The samples will be taken using a hand auger to a maximum depth of 50cm, collecting about 1 kg of soil. Ground disturbance will be minimal.
The teams will visit a range of land uses including parks and open spaces, playing fields, road verges, allotments and golf courses. Residential gardens will not be sampled.
The samples will be analysed for over 50 elements including trace elements, major elements and metals, to understand the natural chemistry of the soil, along with changes that may occur due to urban activities over time.
In cooperation with Trinity College Dublin, vegetation samples will be analysed and preserved. The survey follows on from a previous survey of urban soils completed in 2009 (the Dublin SURGE project) and continues the work of the Tellus geochemical programme from rural into urban areas.
Tellus is undertaken by Geological Survey Ireland and is funded by the Department of the Environment, Climate and Communications.

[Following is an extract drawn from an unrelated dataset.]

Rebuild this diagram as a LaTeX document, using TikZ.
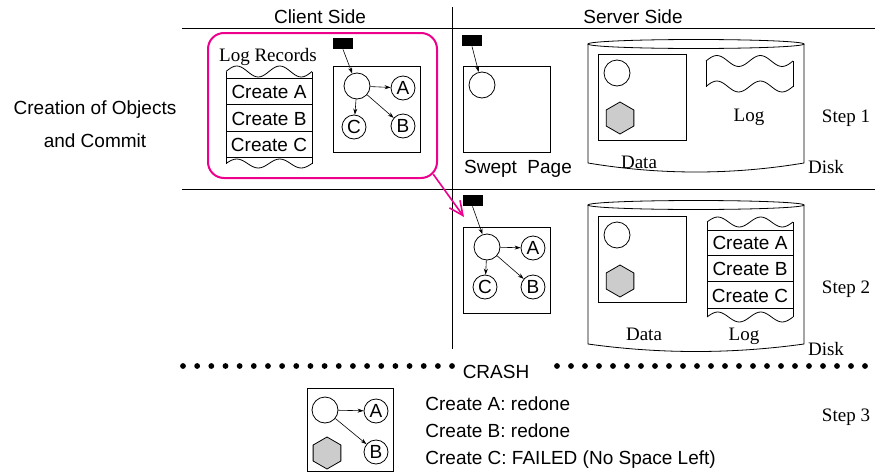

All data from Tellus is made available free of charge online.
Tellus involves two types of surveying: airborne geophysical surveying using a low-flying aircraft, and ground-based geochemical surveying of soil, stream water and steam sediment.
Tellus are also working on Product Development using Tellus data under five main themes: mineral prospectivity, smart agriculture, environment and health, climate action and education.
It is understood that results from the survey collected during the summer months will be published and made available to members of the public on the Geological Survey Ireland website Tellus (gsi.ie)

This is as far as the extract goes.